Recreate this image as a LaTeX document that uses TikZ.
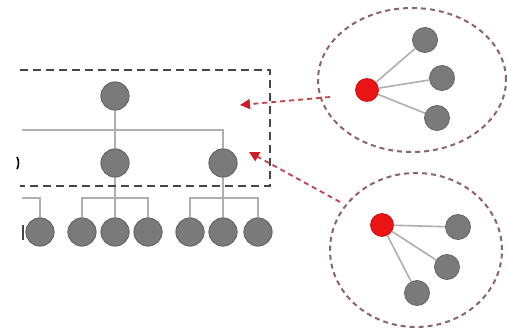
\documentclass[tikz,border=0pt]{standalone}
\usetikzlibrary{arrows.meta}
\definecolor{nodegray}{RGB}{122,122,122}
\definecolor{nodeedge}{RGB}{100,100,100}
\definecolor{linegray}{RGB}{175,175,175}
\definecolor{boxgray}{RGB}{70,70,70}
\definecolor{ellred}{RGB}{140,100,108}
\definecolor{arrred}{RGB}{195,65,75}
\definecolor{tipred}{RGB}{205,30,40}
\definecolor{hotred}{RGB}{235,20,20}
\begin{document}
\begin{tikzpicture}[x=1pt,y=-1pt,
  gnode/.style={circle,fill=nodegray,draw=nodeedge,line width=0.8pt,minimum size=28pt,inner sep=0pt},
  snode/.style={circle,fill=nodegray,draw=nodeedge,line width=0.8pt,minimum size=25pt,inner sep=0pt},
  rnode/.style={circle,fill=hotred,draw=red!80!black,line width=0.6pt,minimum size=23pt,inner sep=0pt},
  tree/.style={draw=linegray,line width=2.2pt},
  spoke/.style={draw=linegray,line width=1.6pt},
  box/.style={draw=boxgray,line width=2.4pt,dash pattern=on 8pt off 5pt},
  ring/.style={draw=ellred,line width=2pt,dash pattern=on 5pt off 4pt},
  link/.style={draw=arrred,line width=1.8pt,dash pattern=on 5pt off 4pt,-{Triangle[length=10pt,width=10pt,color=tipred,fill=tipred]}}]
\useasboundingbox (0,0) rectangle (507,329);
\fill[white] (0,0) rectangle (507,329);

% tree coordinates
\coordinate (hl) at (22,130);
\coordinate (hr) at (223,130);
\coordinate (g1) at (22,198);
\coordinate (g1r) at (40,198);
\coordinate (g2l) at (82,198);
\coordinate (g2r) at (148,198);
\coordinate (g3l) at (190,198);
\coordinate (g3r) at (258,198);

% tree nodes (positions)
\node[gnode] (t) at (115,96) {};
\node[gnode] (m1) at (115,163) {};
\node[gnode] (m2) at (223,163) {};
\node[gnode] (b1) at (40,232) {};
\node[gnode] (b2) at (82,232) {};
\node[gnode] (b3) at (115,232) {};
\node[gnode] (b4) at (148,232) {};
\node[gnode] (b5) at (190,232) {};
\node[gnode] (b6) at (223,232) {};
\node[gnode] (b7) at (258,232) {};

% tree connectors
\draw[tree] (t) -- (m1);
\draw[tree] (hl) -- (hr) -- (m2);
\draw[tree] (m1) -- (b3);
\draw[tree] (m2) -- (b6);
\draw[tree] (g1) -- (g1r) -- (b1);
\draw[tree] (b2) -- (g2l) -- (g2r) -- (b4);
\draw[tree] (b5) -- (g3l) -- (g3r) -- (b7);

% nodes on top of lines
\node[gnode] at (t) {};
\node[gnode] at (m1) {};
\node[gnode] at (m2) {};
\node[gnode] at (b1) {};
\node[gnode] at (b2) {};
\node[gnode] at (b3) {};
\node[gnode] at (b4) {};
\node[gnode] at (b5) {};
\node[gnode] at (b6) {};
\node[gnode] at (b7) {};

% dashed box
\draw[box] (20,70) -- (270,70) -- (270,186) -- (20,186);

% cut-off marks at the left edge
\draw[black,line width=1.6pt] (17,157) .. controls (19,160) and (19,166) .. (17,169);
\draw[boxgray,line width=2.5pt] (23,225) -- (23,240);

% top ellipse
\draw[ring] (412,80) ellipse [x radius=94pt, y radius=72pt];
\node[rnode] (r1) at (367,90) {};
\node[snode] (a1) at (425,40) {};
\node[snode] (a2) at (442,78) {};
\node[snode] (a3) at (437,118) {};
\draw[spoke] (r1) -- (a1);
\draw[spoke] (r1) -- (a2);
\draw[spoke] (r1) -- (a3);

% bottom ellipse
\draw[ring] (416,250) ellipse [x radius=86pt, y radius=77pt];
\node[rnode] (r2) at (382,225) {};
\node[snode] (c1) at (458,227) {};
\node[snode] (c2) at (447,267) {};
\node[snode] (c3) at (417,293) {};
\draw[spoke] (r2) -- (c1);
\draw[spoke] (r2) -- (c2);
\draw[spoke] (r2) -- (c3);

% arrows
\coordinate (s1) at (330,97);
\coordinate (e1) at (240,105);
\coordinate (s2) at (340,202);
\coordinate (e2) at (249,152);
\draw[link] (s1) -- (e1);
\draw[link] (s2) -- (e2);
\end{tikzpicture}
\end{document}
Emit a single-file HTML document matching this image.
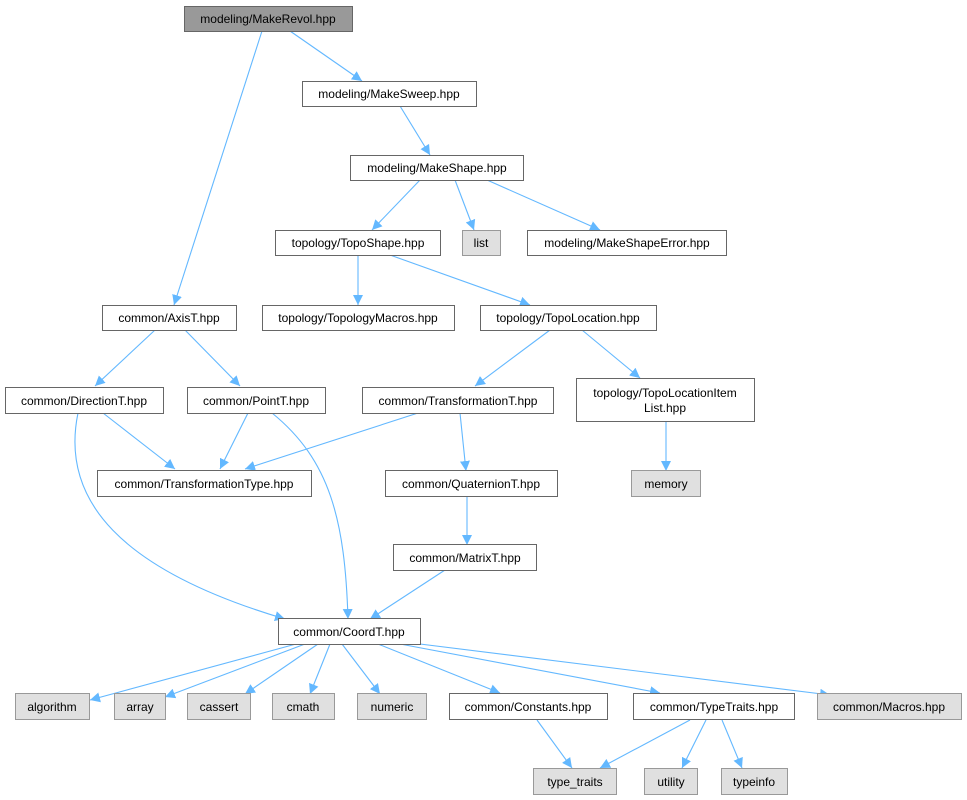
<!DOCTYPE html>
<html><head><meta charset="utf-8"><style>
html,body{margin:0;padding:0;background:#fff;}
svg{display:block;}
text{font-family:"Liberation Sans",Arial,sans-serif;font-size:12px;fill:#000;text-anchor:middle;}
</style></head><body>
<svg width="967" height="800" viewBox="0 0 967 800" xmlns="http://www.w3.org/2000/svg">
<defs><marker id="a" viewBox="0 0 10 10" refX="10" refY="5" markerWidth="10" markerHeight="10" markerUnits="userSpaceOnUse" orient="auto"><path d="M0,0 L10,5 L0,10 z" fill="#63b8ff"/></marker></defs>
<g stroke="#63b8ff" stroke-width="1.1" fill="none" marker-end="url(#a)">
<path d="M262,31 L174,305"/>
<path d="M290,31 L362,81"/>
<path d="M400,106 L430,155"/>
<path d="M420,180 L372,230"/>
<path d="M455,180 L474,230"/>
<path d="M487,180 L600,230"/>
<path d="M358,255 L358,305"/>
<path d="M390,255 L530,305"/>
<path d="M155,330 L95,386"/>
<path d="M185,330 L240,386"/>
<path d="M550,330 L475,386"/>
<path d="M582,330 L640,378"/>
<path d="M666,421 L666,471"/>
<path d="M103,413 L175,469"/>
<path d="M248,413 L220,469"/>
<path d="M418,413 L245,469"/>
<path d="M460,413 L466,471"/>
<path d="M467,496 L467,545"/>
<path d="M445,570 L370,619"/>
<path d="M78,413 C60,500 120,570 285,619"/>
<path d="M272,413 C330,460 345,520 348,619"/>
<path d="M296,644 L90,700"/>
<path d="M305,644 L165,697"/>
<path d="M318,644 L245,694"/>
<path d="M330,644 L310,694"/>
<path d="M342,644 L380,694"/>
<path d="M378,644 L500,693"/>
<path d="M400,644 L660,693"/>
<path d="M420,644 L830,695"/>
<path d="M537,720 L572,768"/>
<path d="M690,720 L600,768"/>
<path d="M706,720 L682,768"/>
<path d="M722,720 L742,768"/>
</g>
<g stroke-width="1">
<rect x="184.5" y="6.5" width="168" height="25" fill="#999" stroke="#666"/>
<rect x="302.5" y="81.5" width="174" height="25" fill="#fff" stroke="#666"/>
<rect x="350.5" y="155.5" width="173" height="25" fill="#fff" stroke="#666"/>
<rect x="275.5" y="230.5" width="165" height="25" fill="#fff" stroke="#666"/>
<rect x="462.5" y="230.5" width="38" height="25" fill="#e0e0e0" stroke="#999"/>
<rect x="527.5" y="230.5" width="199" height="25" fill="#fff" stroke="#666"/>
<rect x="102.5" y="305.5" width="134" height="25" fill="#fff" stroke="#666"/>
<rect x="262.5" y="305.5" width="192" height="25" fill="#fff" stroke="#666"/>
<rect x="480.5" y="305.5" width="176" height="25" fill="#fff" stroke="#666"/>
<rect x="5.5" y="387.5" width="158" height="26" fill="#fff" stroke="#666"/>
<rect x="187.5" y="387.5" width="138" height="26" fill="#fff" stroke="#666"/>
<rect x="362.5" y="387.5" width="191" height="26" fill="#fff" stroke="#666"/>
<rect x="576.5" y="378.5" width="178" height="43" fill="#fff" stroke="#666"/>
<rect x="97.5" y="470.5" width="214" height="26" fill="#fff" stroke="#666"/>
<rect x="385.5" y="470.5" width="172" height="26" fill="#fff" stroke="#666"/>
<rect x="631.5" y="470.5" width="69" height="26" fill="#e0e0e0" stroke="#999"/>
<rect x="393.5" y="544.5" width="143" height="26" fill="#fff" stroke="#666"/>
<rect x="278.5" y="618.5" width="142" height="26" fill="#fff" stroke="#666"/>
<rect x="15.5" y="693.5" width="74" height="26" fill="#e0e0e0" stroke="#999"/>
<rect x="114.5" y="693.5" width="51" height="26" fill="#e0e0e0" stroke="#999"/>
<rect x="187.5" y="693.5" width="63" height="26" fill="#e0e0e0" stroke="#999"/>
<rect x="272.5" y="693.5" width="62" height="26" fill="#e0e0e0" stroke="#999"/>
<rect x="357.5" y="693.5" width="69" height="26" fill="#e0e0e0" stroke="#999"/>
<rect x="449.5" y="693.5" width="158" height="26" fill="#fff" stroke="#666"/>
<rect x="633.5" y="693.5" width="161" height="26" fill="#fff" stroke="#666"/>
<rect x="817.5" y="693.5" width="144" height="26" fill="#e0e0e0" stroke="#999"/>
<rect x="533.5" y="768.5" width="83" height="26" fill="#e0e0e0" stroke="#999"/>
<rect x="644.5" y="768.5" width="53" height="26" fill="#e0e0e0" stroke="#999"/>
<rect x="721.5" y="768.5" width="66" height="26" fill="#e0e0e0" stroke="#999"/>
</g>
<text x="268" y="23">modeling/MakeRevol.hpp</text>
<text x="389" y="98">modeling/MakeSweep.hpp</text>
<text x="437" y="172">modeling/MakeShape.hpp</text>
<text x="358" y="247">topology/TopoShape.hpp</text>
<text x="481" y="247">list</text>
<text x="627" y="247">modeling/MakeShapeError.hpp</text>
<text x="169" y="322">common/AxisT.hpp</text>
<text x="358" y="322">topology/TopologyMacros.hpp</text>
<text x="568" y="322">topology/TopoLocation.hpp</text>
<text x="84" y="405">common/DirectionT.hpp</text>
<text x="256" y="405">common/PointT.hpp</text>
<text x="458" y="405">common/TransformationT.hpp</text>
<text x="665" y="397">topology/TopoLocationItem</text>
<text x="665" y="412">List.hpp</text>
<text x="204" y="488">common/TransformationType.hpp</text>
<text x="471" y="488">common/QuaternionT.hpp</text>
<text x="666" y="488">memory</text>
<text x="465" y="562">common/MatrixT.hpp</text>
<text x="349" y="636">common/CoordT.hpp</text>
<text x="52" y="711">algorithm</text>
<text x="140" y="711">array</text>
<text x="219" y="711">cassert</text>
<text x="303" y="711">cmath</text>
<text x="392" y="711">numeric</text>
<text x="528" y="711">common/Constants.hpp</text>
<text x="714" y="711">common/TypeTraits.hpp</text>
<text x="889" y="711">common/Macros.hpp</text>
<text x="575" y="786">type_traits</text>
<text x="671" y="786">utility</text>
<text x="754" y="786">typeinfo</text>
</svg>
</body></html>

Work to do – Set down the records above word for word, from the first line through the line containing "(b7) at (258,232)", both included; leave out the pictures.

Correct answer –
Recreate this image as a LaTeX document that uses TikZ.
\documentclass[tikz,border=0pt]{standalone}
\usetikzlibrary{arrows.meta}
\definecolor{nodegray}{RGB}{122,122,122}
\definecolor{nodeedge}{RGB}{100,100,100}
\definecolor{linegray}{RGB}{175,175,175}
\definecolor{boxgray}{RGB}{70,70,70}
\definecolor{ellred}{RGB}{140,100,108}
\definecolor{arrred}{RGB}{195,65,75}
\definecolor{tipred}{RGB}{205,30,40}
\definecolor{hotred}{RGB}{235,20,20}
\begin{document}
\begin{tikzpicture}[x=1pt,y=-1pt,
  gnode/.style={circle,fill=nodegray,draw=nodeedge,line width=0.8pt,minimum size=28pt,inner sep=0pt},
  snode/.style={circle,fill=nodegray,draw=nodeedge,line width=0.8pt,minimum size=25pt,inner sep=0pt},
  rnode/.style={circle,fill=hotred,draw=red!80!black,line width=0.6pt,minimum size=23pt,inner sep=0pt},
  tree/.style={draw=linegray,line width=2.2pt},
  spoke/.style={draw=linegray,line width=1.6pt},
  box/.style={draw=boxgray,line width=2.4pt,dash pattern=on 8pt off 5pt},
  ring/.style={draw=ellred,line width=2pt,dash pattern=on 5pt off 4pt},
  link/.style={draw=arrred,line width=1.8pt,dash pattern=on 5pt off 4pt,-{Triangle[length=10pt,width=10pt,color=tipred,fill=tipred]}}]
\useasboundingbox (0,0) rectangle (507,329);
\fill[white] (0,0) rectangle (507,329);

% tree coordinates
\coordinate (hl) at (22,130);
\coordinate (hr) at (223,130);
\coordinate (g1) at (22,198);
\coordinate (g1r) at (40,198);
\coordinate (g2l) at (82,198);
\coordinate (g2r) at (148,198);
\coordinate (g3l) at (190,198);
\coordinate (g3r) at (258,198);

% tree nodes (positions)
\node[gnode] (t) at (115,96) {};
\node[gnode] (m1) at (115,163) {};
\node[gnode] (m2) at (223,163) {};
\node[gnode] (b1) at (40,232) {};
\node[gnode] (b2) at (82,232) {};
\node[gnode] (b3) at (115,232) {};
\node[gnode] (b4) at (148,232) {};
\node[gnode] (b5) at (190,232) {};
\node[gnode] (b6) at (223,232) {};
\node[gnode] (b7) at (258,232) {};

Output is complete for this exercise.